Subject: Re: [FFML][SM][WAFF]Firefly's Dream
From: "Richard Lawson" <sterman@uswest.net>
Date: 7/12/1999, 6:24 PM
To:

"It was dusk" is passive.

No, it isn't.  'was' is a linking verb, and does not express
any action.  It cannot be active or passive; the terms simply
don't apply if there's no action.

Hmm.  I'm wrong about the terminology, then.

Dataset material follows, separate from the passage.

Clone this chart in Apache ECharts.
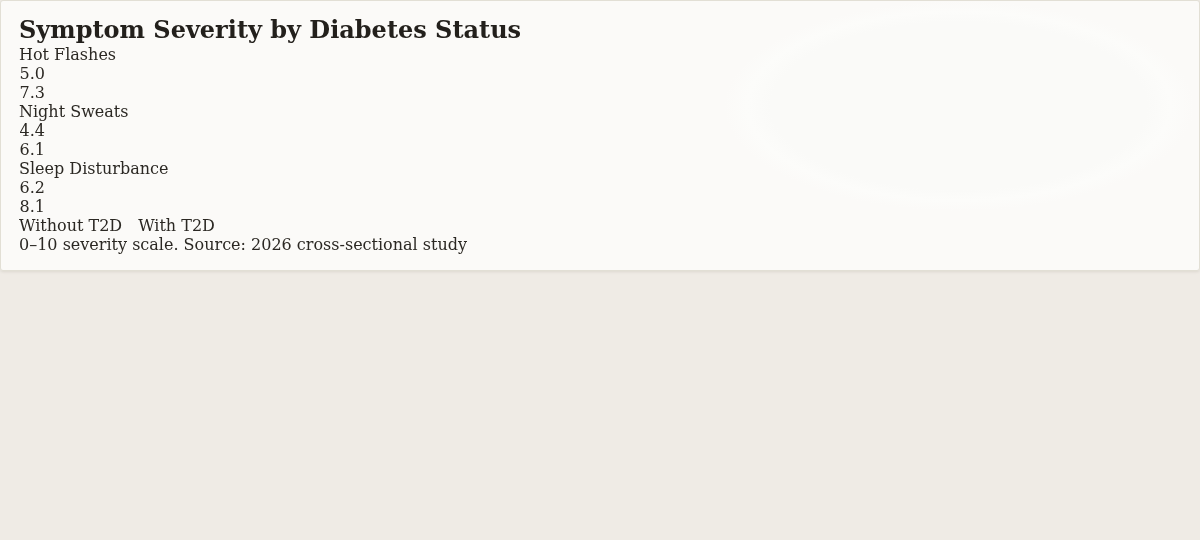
<!DOCTYPE html>
<html>
<head>
<meta charset="utf-8">
<title>Symptom Severity by Diabetes Status</title>
<script src="https://cdn.jsdelivr.net/npm/echarts@6/dist/echarts.min.js"></script>
<style>
  html, body { margin: 0; padding: 0; width: 1200px; height: 540px; overflow: hidden;
    background: #efebe5; }
  #card { position: absolute; left: 0; top: 0; width: 1198px; height: 269px;
    border: 1px solid #e2dfd5; border-radius: 3px;
    background: radial-gradient(ellipse 235px 105px at 958px 105px, #fafaf8 0%, #fafaf8 80%, #fcfcfa 90%, #fbfaf8 100%);
    box-shadow: 0 1px 3px rgba(60, 50, 30, 0.10); }
  #chart { position: absolute; left: 0; top: 0; width: 1200px; height: 540px; }
</style>
</head>
<body>
<div id="card"></div>
<div id="chart"></div>
<script>
// --- data ---
const categories = ['Hot Flashes', 'Night Sweats', 'Sleep Disturbance'];
const withoutT2D = [5.0, 4.4, 6.2];
const withT2D = [7.3, 6.1, 8.1];
const seriesNames = ['Without T2D', 'With T2D'];
const titleText = 'Symptom Severity by Diabetes Status';
const noteText = '0–10 severity scale. Source: 2026 cross-sectional study';

const FONT = '"DejaVu Serif", serif';
const INK = '#2b2823';

// each category takes three rows: its name, then one row per group
const rowKeys = [];
const rowLabels = [];
categories.forEach((c, i) => {
  rowKeys.push('c' + i, 'w' + i, 't' + i);
  rowLabels.push(c, '', '');
});

function valueRows(values, offset) {
  return values.map((v, i) => [0, i * 3 + offset, v]);
}

const chart = echarts.init(document.getElementById('chart'), null, { renderer: 'canvas' });

const labelStyle = {
  show: true, position: 'right', distance: 0, align: 'left',
  fontFamily: FONT, fontSize: 16, color: INK,
  formatter: p => p.value[2].toFixed(1)
};

chart.setOption({
  backgroundColor: 'transparent',
  animation: false,
  textStyle: { fontFamily: FONT },
  title: [
    { text: titleText, left: 19, top: 20, padding: 0,
      textStyle: { fontFamily: FONT, fontSize: 24, fontWeight: 'bold', color: '#23201c' } },
    { text: noteText, left: 19, top: 238, padding: 0,
      textStyle: { fontFamily: FONT, fontSize: 16, fontWeight: 'normal', color: INK } }
  ],
  legend: {
    data: seriesNames, icon: 'none', itemWidth: 0, itemGap: 11,
    left: 14, top: 219, padding: 0,
    textStyle: { fontFamily: FONT, fontSize: 16, color: INK }
  },
  grid: { left: 19, right: 20, top: 46.5, height: 171 },
  xAxis: { type: 'value', min: 0, max: 10, show: false },
  yAxis: {
    type: 'category', data: rowKeys, inverse: true,
    axisLine: { show: false }, axisTick: { show: false }, splitLine: { show: false },
    axisLabel: {
      inside: true, margin: 0, align: 'left', interval: 0,
      fontFamily: FONT, fontSize: 16, color: INK,
      formatter: (v, i) => rowLabels[i]
    }
  },
  series: [
    { name: seriesNames[0], type: 'scatter', symbolSize: 1,
      itemStyle: { color: 'rgba(0,0,0,0)', opacity: 1 }, label: labelStyle,
      data: valueRows(withoutT2D, 1) },
    { name: seriesNames[1], type: 'scatter', symbolSize: 1,
      itemStyle: { color: 'rgba(0,0,0,0)', opacity: 1 }, label: labelStyle,
      data: valueRows(withT2D, 2) }
  ]
});
</script>
</body>
</html>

I just intensely dislike descriptive passages that use "it" to define
nothing at all.  What, exactly, was dusk?  The world?

Heh, listen to me.

[No, Mr. Dickens, that won't do at all!  I'd suggest, "The times were
neither good nor bad.  Wisdom and folly ruled the age.  Incredulity
and belief both marked the epoch."

Please take back your manuscript and return it to me when it is
presentable.  Thank you.]

The Oxford Dictionary of Current English says:

Although widely used, _alright_ is still nonstandard and
is considered incorrect by many people.

Nowhere is it indicated as slang.

It's a misconception by people who see words like almighty and
altogether and think that the same 'rule' should apply to alright.

But it's another one of those words where the misconception is so
prevalent as to give the word itself some legitemacy through sheer
weight of use.  Rather along the lines of ending a sentence with a
preposition: formerly anathema, now everyone does it and it barely
raises an eyebrow, even amongst the grammar police.

I might add that it's rather difficult to tell whether a
speaker is saying "All right" or "Alright". :)

Yes, and that's my main problem with using "alright" even in "slangy"
usage.  Unlike "gonna" instead of "going to" or "Whaddya think"
instead of "What do you think", "alright" and "all right" both sound
identical.  So why not use the grammatically correct one?